## Given data
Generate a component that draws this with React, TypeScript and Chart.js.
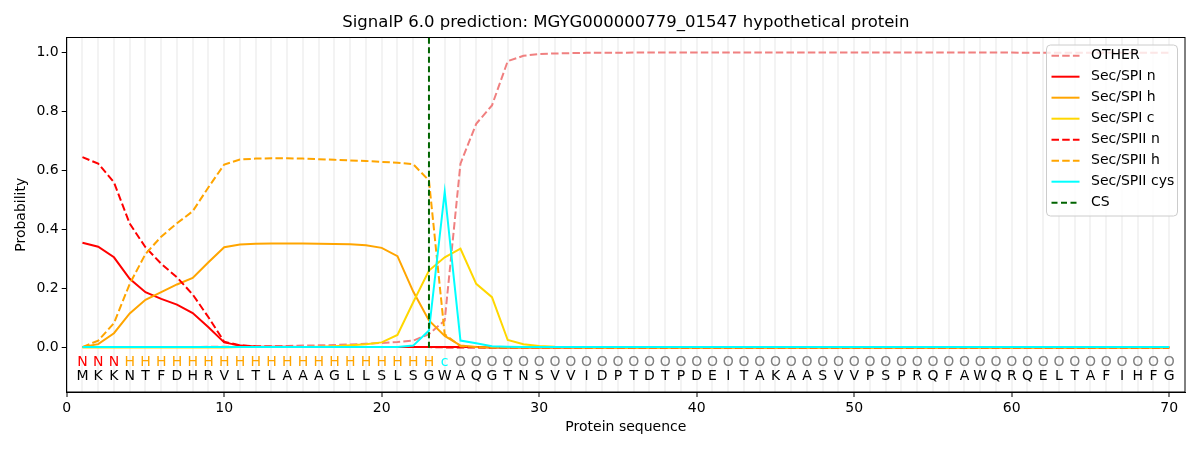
import React, { useEffect, useRef } from "react";
import Chart from "chart.js/auto";

// residue positions and sequence
const positions = [
  1, 2, 3, 4, 5, 6, 7, 8, 9, 10, 11, 12, 13, 14, 15, 16, 17, 18, 19, 20,
  21, 22, 23, 24, 25, 26, 27, 28, 29, 30, 31, 32, 33, 34, 35, 36, 37, 38, 39, 40,
  41, 42, 43, 44, 45, 46, 47, 48, 49, 50, 51, 52, 53, 54, 55, 56, 57, 58, 59, 60,
  61, 62, 63, 64, 65, 66, 67, 68, 69, 70,
];
const residues = "MKKNTFDHRVLTLAAAGLLSLSGWAQGTNSVVIDPTDTPDEITAKAASVVPSPRQFAWQRQELTAFIHFG".split("");
const predLabels = "NNNHHHHHHHHHHHHHHHHHHHHcOOOOOOOOOOOOOOOOOOOOOOOOOOOOOOOOOOOOOOOOOOOOOO".split("");
const csPos = 23;

// probabilities per position
const other = [
  0.002, 0.002, 0.002, 0.002, 0.002, 0.002, 0.002, 0.002, 0.003, 0.003,
  0.004, 0.004, 0.005, 0.006, 0.007, 0.008, 0.009, 0.011, 0.013, 0.016,
  0.019, 0.024, 0.046, 0.092, 0.623, 0.758, 0.82, 0.97, 0.988, 0.994,
  0.996, 0.997, 0.998, 0.998, 0.998, 0.999, 0.999, 0.999, 0.999, 0.999,
  0.999, 0.999, 0.999, 0.999, 0.999, 0.999, 0.999, 0.999, 0.999, 0.999,
  0.999, 0.999, 0.999, 0.999, 0.999, 0.999, 0.999, 0.999, 0.999, 0.999,
  0.998, 0.998, 0.998, 0.998, 0.998, 0.998, 0.998, 0.998, 0.998, 0.998,
];
const spiN = [
  0.355, 0.342, 0.306, 0.233, 0.188, 0.165, 0.146, 0.117, 0.069, 0.018,
  0.007, 0.004, 0.003, 0.003, 0.002, 0.002, 0.002, 0.002, 0.002, 0.002,
  0.002, 0.002, 0.002, 0.002, 0.002, 0.002, 0.001, 0.001, 0.001, 0.001,
  0.001, 0.001, 0.001, 0.001, 0.001, 0.001, 0.001, 0.001, 0.001, 0.001,
  0.001, 0.001, 0.001, 0.001, 0.001, 0.001, 0.001, 0.001, 0.001, 0.001,
  0.001, 0.001, 0.001, 0.001, 0.001, 0.001, 0.001, 0.001, 0.001, 0.001,
  0.001, 0.001, 0.001, 0.001, 0.001, 0.001, 0.001, 0.001, 0.001, 0.001,
];
const spiH = [
  0.002, 0.012, 0.049, 0.116, 0.162, 0.188, 0.214, 0.236, 0.289, 0.34,
  0.349, 0.352, 0.353, 0.353, 0.353, 0.352, 0.351, 0.35, 0.347, 0.338,
  0.31, 0.19, 0.092, 0.04, 0.007, 0.002, 0.001, 0.001, 0.001, 0.001,
  0.001, 0.001, 0.001, 0.001, 0.001, 0.001, 0.001, 0.001, 0.001, 0.001,
  0.001, 0.001, 0.001, 0.001, 0.001, 0.001, 0.001, 0.001, 0.001, 0.001,
  0.001, 0.001, 0.001, 0.001, 0.001, 0.001, 0.001, 0.001, 0.001, 0.001,
  0.001, 0.001, 0.001, 0.001, 0.001, 0.001, 0.001, 0.001, 0.001, 0.001,
];
const spiC = [
  0.001, 0.001, 0.001, 0.001, 0.001, 0.001, 0.001, 0.001, 0.001, 0.001,
  0.002, 0.002, 0.002, 0.002, 0.002, 0.003, 0.005, 0.008, 0.012, 0.018,
  0.043, 0.154, 0.261, 0.306, 0.335, 0.216, 0.171, 0.026, 0.012, 0.006,
  0.003, 0.002, 0.001, 0.001, 0.001, 0.001, 0.001, 0.001, 0.001, 0.001,
  0.001, 0.001, 0.001, 0.001, 0.001, 0.001, 0.001, 0.001, 0.001, 0.001,
  0.001, 0.001, 0.001, 0.001, 0.001, 0.001, 0.001, 0.001, 0.001, 0.001,
  0.001, 0.001, 0.001, 0.001, 0.001, 0.001, 0.001, 0.001, 0.001, 0.001,
];
const spiiN = [
  0.645, 0.623, 0.56, 0.42, 0.34, 0.284, 0.238, 0.18, 0.103, 0.02,
  0.008, 0.004, 0.003, 0.002, 0.002, 0.002, 0.002, 0.002, 0.002, 0.002,
  0.002, 0.002, 0.002, 0.001, 0.001, 0.001, 0.001, 0.001, 0.001, 0.001,
  0.001, 0.001, 0.001, 0.001, 0.001, 0.001, 0.001, 0.001, 0.001, 0.001,
  0.001, 0.001, 0.001, 0.001, 0.001, 0.001, 0.001, 0.001, 0.001, 0.001,
  0.001, 0.001, 0.001, 0.001, 0.001, 0.001, 0.001, 0.001, 0.001, 0.001,
  0.001, 0.001, 0.001, 0.001, 0.001, 0.001, 0.001, 0.001, 0.001, 0.001,
];
const spiiH = [
  0.002, 0.024, 0.083, 0.216, 0.317, 0.376, 0.421, 0.462, 0.543, 0.62,
  0.637, 0.64, 0.641, 0.641, 0.64, 0.638, 0.636, 0.634, 0.632, 0.629,
  0.626, 0.621, 0.566, 0.045, 0.005, 0.002, 0.001, 0.001, 0.001, 0.001,
  0.001, 0.001, 0.001, 0.001, 0.001, 0.001, 0.001, 0.001, 0.001, 0.001,
  0.001, 0.001, 0.001, 0.001, 0.001, 0.001, 0.001, 0.001, 0.001, 0.001,
  0.001, 0.001, 0.001, 0.001, 0.001, 0.001, 0.001, 0.001, 0.001, 0.001,
  0.001, 0.001, 0.001, 0.001, 0.001, 0.001, 0.001, 0.001, 0.001, 0.001,
];
const spiiCys = [
  0.002, 0.002, 0.002, 0.002, 0.002, 0.002, 0.002, 0.002, 0.002, 0.002,
  0.002, 0.002, 0.002, 0.002, 0.002, 0.002, 0.002, 0.002, 0.002, 0.002,
  0.002, 0.007, 0.058, 0.527, 0.024, 0.015, 0.005, 0.003, 0.002, 0.002,
  0.002, 0.002, 0.002, 0.002, 0.002, 0.002, 0.002, 0.002, 0.002, 0.002,
  0.002, 0.002, 0.002, 0.002, 0.002, 0.002, 0.002, 0.002, 0.002, 0.002,
  0.002, 0.002, 0.002, 0.002, 0.002, 0.002, 0.002, 0.002, 0.002, 0.002,
  0.002, 0.002, 0.002, 0.002, 0.002, 0.002, 0.002, 0.002, 0.002, 0.002,
];

const xTicks = [0, 1, 2, 3, 4, 5, 6, 7, 8, 9, 10, 11, 12, 13, 14, 15, 16, 17, 18, 19, 20,
  21, 22, 23, 24, 25, 26, 27, 28, 29, 30, 31, 32, 33, 34, 35, 36, 37, 38, 39, 40,
  41, 42, 43, 44, 45, 46, 47, 48, 49, 50, 51, 52, 53, 54, 55, 56, 57, 58, 59, 60,
  61, 62, 63, 64, 65, 66, 67, 68, 69, 70];
const yTicks = [0, 0.2, 0.4, 0.6, 0.8, 1.0];

const DASH = [7.5, 3.2];
const FONT = '"DejaVu Sans"';

const series = [
  { label: "OTHER", data: other, color: "#f08080", dash: DASH },
  { label: "Sec/SPI n", data: spiN, color: "#ff0000", dash: [] },
  { label: "Sec/SPI h", data: spiH, color: "#ffa500", dash: [] },
  { label: "Sec/SPI c", data: spiC, color: "#ffd700", dash: [] },
  { label: "Sec/SPII n", data: spiiN, color: "#ff0000", dash: DASH },
  { label: "Sec/SPII h", data: spiiH, color: "#ffa500", dash: DASH },
  { label: "Sec/SPII cys", data: spiiCys, color: "#00ffff", dash: [] },
];
const csStyle = { label: "CS", color: "#006400", dash: [6, 3.5] };

const labelColors: Record<string, string> = { N: "#ff0000", H: "#ffa500", c: "#00ffff", O: "#808080" };

const decor = {
  id: "decor",
  afterDraw(chart: any) {
    const { ctx, chartArea } = chart;
    const xs = chart.scales.x;
    const ys = chart.scales.y;
    ctx.save();

    // frame
    ctx.strokeStyle = "#000";
    ctx.lineWidth = 1;
    ctx.strokeRect(chartArea.left, chartArea.top, chartArea.right - chartArea.left, chartArea.bottom - chartArea.top);

    // title
    ctx.fillStyle = "#000";
    ctx.font = `16.5px ${FONT}`;
    ctx.textAlign = "center";
    ctx.textBaseline = "middle";
    ctx.fillText("SignalP 6.0 prediction: MGYG000000779_01547 hypothetical protein", (chartArea.left + chartArea.right) / 2, 23);

    // sequence and predicted labels
    ctx.font = `14px ${FONT}`;
    residues.forEach((aa, i) => {
      const px = xs.getPixelForValue(positions[i]);
      ctx.fillStyle = labelColors[predLabels[i]];
      ctx.fillText(predLabels[i], px, ys.getPixelForValue(-0.048));
      ctx.fillStyle = "#000";
      ctx.fillText(aa, px, ys.getPixelForValue(-0.098));
    });

    // legend
    const entries = [...series, csStyle];
    const bx = chartArea.right - 138.5;
    const by = chartArea.top + 7.5;
    const bw = 131;
    const bh = 171;
    ctx.beginPath();
    ctx.roundRect(bx, by, bw, bh, 4);
    ctx.fillStyle = "rgba(255,255,255,0.8)";
    ctx.fill();
    ctx.strokeStyle = "#cccccc";
    ctx.lineWidth = 1;
    ctx.stroke();
    ctx.textAlign = "left";
    entries.forEach((e, k) => {
      const cy = by + 10.7 + k * 21;
      ctx.beginPath();
      ctx.setLineDash(e.dash);
      ctx.strokeStyle = e.color;
      ctx.lineWidth = 2;
      ctx.moveTo(bx + 5, cy);
      ctx.lineTo(bx + 33, cy);
      ctx.stroke();
      ctx.setLineDash([]);
      ctx.fillStyle = "#000";
      ctx.fillText(e.label, bx + 44.5, cy);
    });
    ctx.restore();
  },
};

const App = () => {
  const chartRef = useRef<HTMLCanvasElement>(null);

  useEffect(() => {
    document.body.style.margin = "0";
    const ctx = chartRef.current!.getContext("2d")!;
    Chart.defaults.font.family = FONT;

    const datasets: any[] = series.map((s, i) => ({
      label: s.label,
      data: positions.map((p, j) => ({ x: p, y: s.data[j] })),
      borderColor: s.color,
      backgroundColor: s.color,
      borderDash: s.dash,
      borderWidth: 2,
      pointRadius: 0,
      tension: 0,
      fill: false,
      order: 10 - i,
    }));
    datasets.push({
      label: csStyle.label,
      data: [{ x: csPos, y: 0 }, { x: csPos, y: 1.05 }],
      borderColor: csStyle.color,
      borderDash: csStyle.dash,
      borderWidth: 2,
      pointRadius: 0,
      fill: false,
      order: 1,
    });

    const tickFont = { family: FONT, size: 14 };

    const chart = new Chart(ctx, {
      type: "line",
      data: { datasets },
      options: {
        animation: false,
        responsive: false,
        events: [],
        layout: { padding: { top: 37.5, right: 15, left: 0, bottom: 0 } },
        plugins: { legend: { display: false }, title: { display: false }, tooltip: { enabled: false } },
        scales: {
          x: {
            type: "linear",
            min: 0,
            max: 71,
            afterBuildTicks: (s: any) => {
              s.ticks = xTicks.map((v) => ({ value: v }));
            },
            afterFit: (s: any) => {
              s.height = 58;
            },
            ticks: {
              autoSkip: false,
              maxRotation: 0,
              padding: 3,
              color: "#000",
              font: tickFont,
              callback: (v: any) => (v % 10 === 0 ? String(v) : ""),
            },
            grid: {
              color: (c: any) => (c.tick && c.tick.value >= 1 && c.tick.value <= 70 ? "#f3f3f3" : "rgba(0,0,0,0)"),
              lineWidth: 2,
              tickLength: 5,
              tickWidth: 1,
              tickColor: (c: any) => (c.tick && c.tick.value % 10 === 0 ? "#000" : "rgba(0,0,0,0)"),
            },
            border: { display: true, color: "#000", width: 1 },
            title: {
              display: true,
              text: "Protein sequence",
              color: "#000",
              font: tickFont,
              padding: { top: 0, bottom: 14.5 },
            },
          },
          y: {
            type: "linear",
            min: -0.15,
            max: 1.05,
            afterBuildTicks: (s: any) => {
              s.ticks = yTicks.map((v) => ({ value: v }));
            },
            afterFit: (s: any) => {
              s.width = 66.7;
            },
            ticks: {
              padding: 3,
              color: "#000",
              font: tickFont,
              callback: (v: any) => Number(v).toFixed(1),
            },
            grid: {
              drawOnChartArea: false,
              tickLength: 5,
              tickWidth: 1,
              tickColor: "#000",
            },
            border: { display: true, color: "#000", width: 1 },
            title: {
              display: true,
              text: "Probability",
              color: "#000",
              font: tickFont,
              padding: { top: 12.5, bottom: 0 },
            },
          },
        },
      },
      plugins: [decor],
    });

    return () => {
      chart.destroy();
    };
  }, []);

  return (
    <div style={{ width: 1200, height: 450 }}>
      <canvas ref={chartRef} width={1200} height={450} style={{ width: 1200, height: 450 }} />
    </div>
  );
};

export default App;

## Instructions for the task
Write out an exact copy of the listing, first line through the line containing "import Chart from", with the pictures left out.

## Answer to this problem
Generate a component that draws this with React, TypeScript and Chart.js.
import React, { useEffect, useRef } from "react";
import Chart from "chart.js/auto";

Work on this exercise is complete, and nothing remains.